→ **Goal**: Without the pictures, return each record as it appears.

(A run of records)
╔══
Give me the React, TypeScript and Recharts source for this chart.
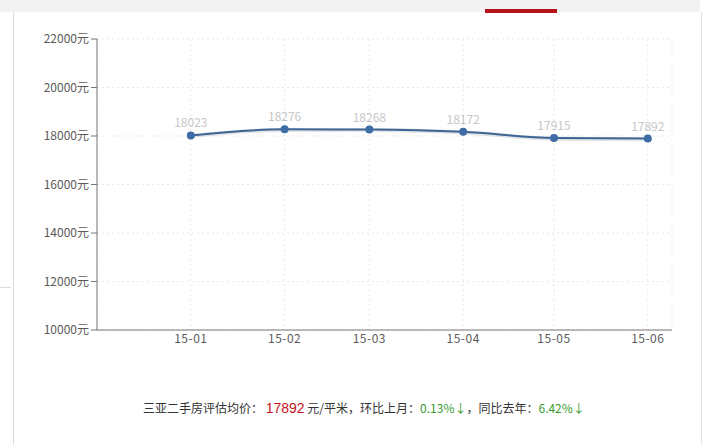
import React from "react";
import {
  LineChart,
  Line,
  XAxis,
  YAxis,
  CartesianGrid,
  LabelList,
} from "recharts";

// days counted from 2014-12-01 (axis start)
const monthDays = [31, 62, 90, 121, 151, 182];
const monthLabels = ["15-01", "15-02", "15-03", "15-04", "15-05", "15-06"];
const prices = [18023, 18276, 18268, 18172, 17915, 17892];
const yTicks = [10000, 12000, 14000, 16000, 18000, 20000, 22000];

const data = monthDays.map((d, i) => ({
  day: d,
  label: monthLabels[i],
  price: prices[i],
  shadow: prices[i] - 25,
}));

const FONT = '"Noto Sans CJK SC", "Noto Sans", sans-serif';

export default function App() {
  return (
    <div
      style={{
        position: "absolute",
        left: 0,
        top: 0,
        width: 711,
        height: 445,
        background: "#fff",
        fontFamily: FONT,
        overflow: "hidden",
      }}
    >
      {/* page chrome */}
      <div style={{ position: "absolute", left: 0, top: 0, width: 700, height: 12, background: "#f2f2f2" }} />
      <div style={{ position: "absolute", left: 485, top: 9, width: 72, height: 4, background: "#b5121b" }} />
      <div style={{ position: "absolute", left: 13, top: 12, width: 1, height: 433, background: "#dcdcdc" }} />
      <div style={{ position: "absolute", left: 701, top: 12, width: 1, height: 433, background: "#e4e4e4" }} />
      <div style={{ position: "absolute", left: 0, top: 287, width: 11, height: 1, background: "#dcdcdc" }} />

      <div style={{ position: "absolute", left: 0, top: 0 }}>
        <LineChart
          width={711}
          height={445}
          data={data}
          margin={{ top: 39, right: 39, bottom: 85, left: 37 }}
        >
          <CartesianGrid stroke="#e8e8e8" strokeDasharray="2 3" />
          <XAxis
            type="number"
            dataKey="day"
            domain={[0, 190]}
            ticks={monthDays}
            tickFormatter={(v: number) => monthLabels[monthDays.indexOf(v)] ?? ""}
            stroke="#777"
            tickLine={false}
            tickSize={4}
            tickMargin={0}
            tick={{ fill: "#5a5a5a", fontSize: 12, fontFamily: FONT, letterSpacing: 0.5 }}
            height={30}
          />
          <YAxis
            type="number"
            domain={[10000, 22000]}
            ticks={yTicks}
            tickFormatter={(v: number) => `${v}元`}
            stroke="#777"
            tickSize={6}
            tickMargin={2}
            tick={{ fill: "#5a5a5a", fontSize: 12, fontFamily: FONT }}
            width={60}
          />
          <Line
            type="monotone"
            dataKey="shadow"
            stroke="rgba(60,80,110,0.15)"
            strokeWidth={4}
            dot={false}
            activeDot={false}
            isAnimationActive={false}
          />
          <Line
            type="monotone"
            dataKey="price"
            stroke="#3d6595"
            strokeWidth={2}
            dot={{ r: 4, fill: "#3e6ca6", stroke: "none" }}
            activeDot={false}
            isAnimationActive={false}
          >
            <LabelList
              dataKey="price"
              position="top"
              offset={8}
              fill="#c6c6c6"
              fontSize={12}
              fontFamily={FONT}
            />
          </Line>
        </LineChart>
      </div>

      <div
        style={{
          position: "absolute",
          left: 143,
          top: 398,
          fontSize: 12,
          color: "#333",
          whiteSpace: "nowrap",
          lineHeight: "20px",
        }}
      >
        三亚二手房评估均价：{" "}
        <span style={{ color: "#c4161c", fontSize: 14, fontFamily: '"Liberation Sans", Arial, sans-serif' }}>
          17892
        </span>{" "}
        元/平米，环比上月：
        <span style={{ color: "#3a9a2e" }}>0.13%↓</span>，同比去年：
        <span style={{ color: "#3a9a2e" }}>6.42%↓</span>
      </div>
    </div>
  );
}
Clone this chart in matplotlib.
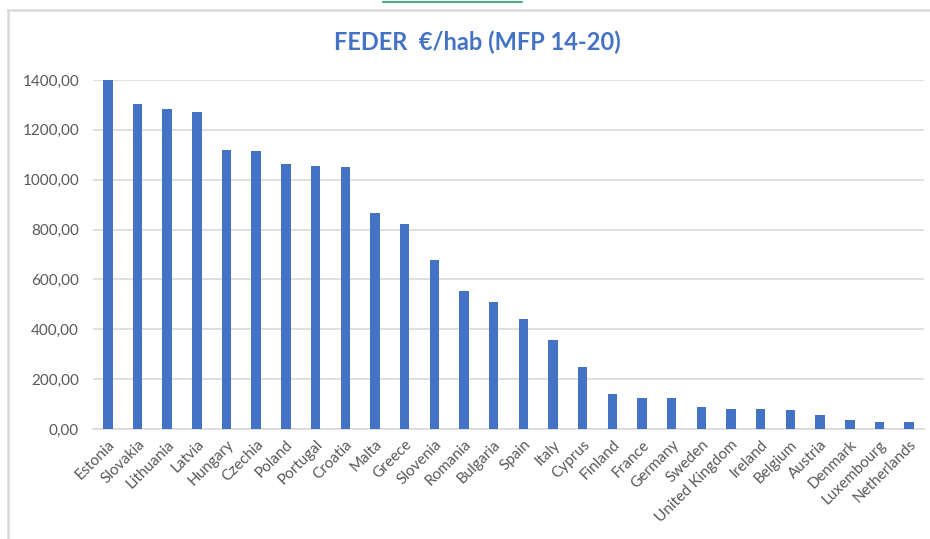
╚══
→ **Correct output**:
Give me the React, TypeScript and Recharts source for this chart.
import React from "react";
import {
  LineChart,
  Line,
  XAxis,
  YAxis,
  CartesianGrid,
  LabelList,
} from "recharts";

// days counted from 2014-12-01 (axis start)
const monthDays = [31, 62, 90, 121, 151, 182];
const monthLabels = ["15-01", "15-02", "15-03", "15-04", "15-05", "15-06"];
const prices = [18023, 18276, 18268, 18172, 17915, 17892];
const yTicks = [10000, 12000, 14000, 16000, 18000, 20000, 22000];

const data = monthDays.map((d, i) => ({
  day: d,
  label: monthLabels[i],
  price: prices[i],
  shadow: prices[i] - 25,
}));

const FONT = '"Noto Sans CJK SC", "Noto Sans", sans-serif';

export default function App() {
  return (
    <div
      style={{
        position: "absolute",
        left: 0,
        top: 0,
        width: 711,
        height: 445,
        background: "#fff",
        fontFamily: FONT,
        overflow: "hidden",
      }}
    >
      {/* page chrome */}
      <div style={{ position: "absolute", left: 0, top: 0, width: 700, height: 12, background: "#f2f2f2" }} />
      <div style={{ position: "absolute", left: 485, top: 9, width: 72, height: 4, background: "#b5121b" }} />
      <div style={{ position: "absolute", left: 13, top: 12, width: 1, height: 433, background: "#dcdcdc" }} />
      <div style={{ position: "absolute", left: 701, top: 12, width: 1, height: 433, background: "#e4e4e4" }} />
      <div style={{ position: "absolute", left: 0, top: 287, width: 11, height: 1, background: "#dcdcdc" }} />

      <div style={{ position: "absolute", left: 0, top: 0 }}>
        <LineChart
          width={711}
          height={445}
          data={data}
          margin={{ top: 39, right: 39, bottom: 85, left: 37 }}
        >
          <CartesianGrid stroke="#e8e8e8" strokeDasharray="2 3" />
          <XAxis
            type="number"
            dataKey="day"
            domain={[0, 190]}
            ticks={monthDays}
            tickFormatter={(v: number) => monthLabels[monthDays.indexOf(v)] ?? ""}
            stroke="#777"
            tickLine={false}
            tickSize={4}
            tickMargin={0}
            tick={{ fill: "#5a5a5a", fontSize: 12, fontFamily: FONT, letterSpacing: 0.5 }}
            height={30}
          />
          <YAxis
            type="number"
            domain={[10000, 22000]}
            ticks={yTicks}
            tickFormatter={(v: number) => `${v}元`}
            stroke="#777"
            tickSize={6}
            tickMargin={2}
            tick={{ fill: "#5a5a5a", fontSize: 12, fontFamily: FONT }}
            width={60}
          />
          <Line
            type="monotone"
            dataKey="shadow"
            stroke="rgba(60,80,110,0.15)"
            strokeWidth={4}
            dot={false}
            activeDot={false}
            isAnimationActive={false}
          />
          <Line
            type="monotone"
            dataKey="price"
            stroke="#3d6595"
            strokeWidth={2}
            dot={{ r: 4, fill: "#3e6ca6", stroke: "none" }}
            activeDot={false}
            isAnimationActive={false}
          >
            <LabelList
              dataKey="price"
              position="top"
              offset={8}
              fill="#c6c6c6"
              fontSize={12}
              fontFamily={FONT}
            />
          </Line>
        </LineChart>
      </div>

      <div
        style={{
          position: "absolute",
          left: 143,
          top: 398,
          fontSize: 12,
          color: "#333",
          whiteSpace: "nowrap",
          lineHeight: "20px",
        }}
      >
        三亚二手房评估均价：{" "}
        <span style={{ color: "#c4161c", fontSize: 14, fontFamily: '"Liberation Sans", Arial, sans-serif' }}>
          17892
        </span>{" "}
        元/平米，环比上月：
        <span style={{ color: "#3a9a2e" }}>0.13%↓</span>，同比去年：
        <span style={{ color: "#3a9a2e" }}>6.42%↓</span>
      </div>
    </div>
  );
}
Clone this chart in matplotlib.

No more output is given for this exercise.